Perciò la nostra gente, con tutti i suoi difetti,
può vincere lo scoramento, far fronte senza far rumore,
risuscitare alla fierezza e consumarsi in una dedizione.
Io faccio l’elogio della nostra gente.
E benedico nel nome di Dio la nostra gente.
C’è, tra la nostra gente, anche chi non sa più che nome invocare.
Ma io benedico tutti,
perché tutti possano alzare lo sguardo,
stare diritti e contrastare l’ingiustizia e la disperazione,
l’illegalità e il qualunquismo,
porre mano all’impresa
di costruire la nuova Milano e l’Europa dei popoli,
e di prepararsi a ospitare il mondo l’anno prossimo.
Concedi, Padre di tutti,
che tutti possano alzare lo sguardo
e sorridere un po’ di più.

5 Commenti

  1. Patrizia ha detto:

    Ma faccia il piacere, ma chi cavolo conosce.
    Sempre forza don Giorgio!

  2. PietroM ha detto:

    Un prelato , un semplice sacerdote o parroco che sia, consapevole dei propri limiti è colui che offre il miglior sevizio alla comunità. Come non dare ragione a don Giorgio quando t’imbatti in barbose omelie di preti che non starebbero bene neanche come sagrestani ?
    Non vorrei offendere nessuno, per carità.
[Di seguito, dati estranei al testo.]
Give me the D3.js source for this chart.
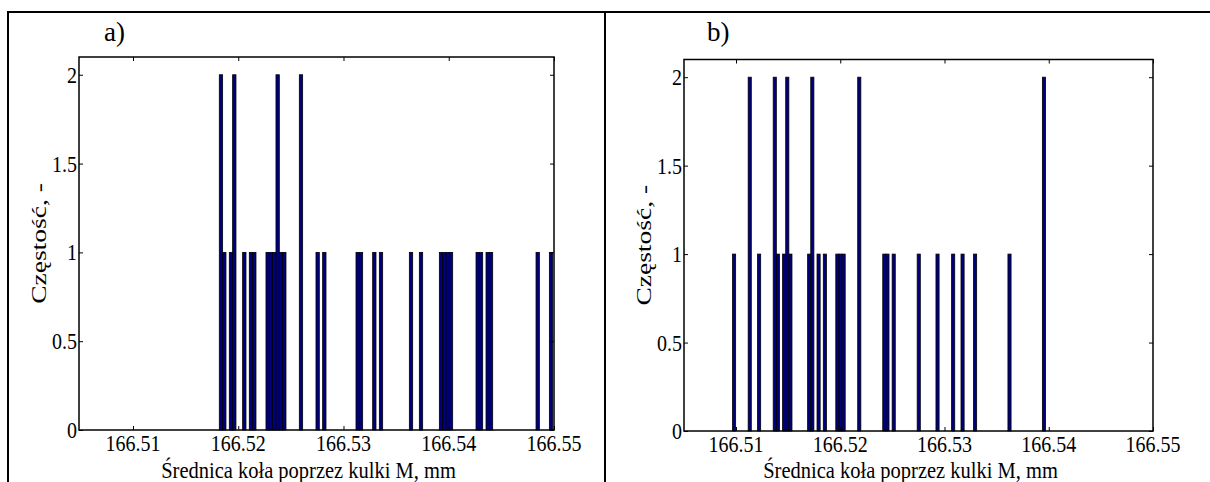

Ma se si avesse un minimo di senso della misura, se ne gioverebbe ogni cristiano, tornandosene a casa riedificato.
    Mi meraviglia alquanto quella capacità, che hanno soprattutto i politici, di parlare tanto e non dire niente . Ci vuole un’arte !

  3. trevize ha detto:

    Dopo la bella “ninna nanna” di Mario Delpini, una ruffianata neppur troppo celata condita con l’abituale benedizione finale, c’è solo una cosa da dire:

    SVEGLIA!!!

  4. Giuseppe ha detto:

    Mi sorge spontanea una domanda: “ha più valore una messa celebrata in una situazione di fortuna, senza paramenti sacri e vasi preziosi, in un luogo non consacrato e con poche persone presenti, o una messa solenne, magari concelebrata da un vescovo o un alto prelato davanti a una folla di fedeli festanti?”. La risposta in teoria dovrebbe essere scontata, non c’è alcuna differenza, perché la messa ha valore in sé, a prescindere dalle circostanze in cui si svolge. Eppure qualcosa mi dice che quei pochi presenti che hanno condiviso in una situazione arrangiata alla meglio la semplicità dell’emergenza, abbiano partecipato con maggiore convinzione al rito e siano rimasti più coinvolti rispetto alle migliaia di persone che hanno assistito alla messa solenne. Una volta qualcuno mi disse “non ti dispiacere se non posso trattenermi quanto avrei voluto, la cosa importante non è la quantità del tempo passato insieme, ma la qualità”.
    Potrei anche sbagliarmi, ma credo che adattando queste parole a quello che ho descritto, in ogni cerimonia religiosa, la cosa più importante non sia la solennità, ma la qualità di ciò che si sta facendo.

  5. GIANNI ha detto:

    Che dire?
    Sullo spettacolo, cui non ho assistito, va ricordato che esiste nella tradizione occidentaleun’arte, definita sacra.
    Essa si ispira, o dovrebbe ispirarsi, a temi religiosi, ma non comporta necessariamente una professione di fede.
    Può essere apprezzata nel suo lato espressivo anche da chi ateo.
    Non occorre certo essere credenti, per ammirare un corale di Bach.
    Se poi si è fedeli, è molto soggettiva la reazione…diciamo….spirituale.
    Al suono dell’organo, ad esempio, c’è chi medita meglio e chi si distrae.
    Quanto ai rapporti umani, io nel commento di ieri cosa dicevo?
    Talora contrassegnati da sostanziale pochezza, per non dire nullità.
    Ma, forse,nei rapporti con questi ecclesiastici, meglio così.
    Interpreto infatti la posizione di un Delpini anche nel suo risvolto positivo, cioè nella mancanza di ipocrisia di chi a don Giorgio nulla ha da dire.
    Posizione simmetrica quella del nostro padrone di casa, verso il vescovo.
    A me, sinceramente, è sempre ritornata l’immagine non di una chiesa, ma di due chiese separate e non comunicanti, quella di don Giorgio e quella dell’episcopato.
    Come due realtà che poco o nulla centrano tra di loro, ma credo che ognuna sia consapevole di questo, e che don Giorgio sia contento di non assomigliare ad un certo tipo di ecclesiastico, e simmetricamente,ovviamente, questo vale per quelli come Delpini.
    Di qui anche una certa indifferenza.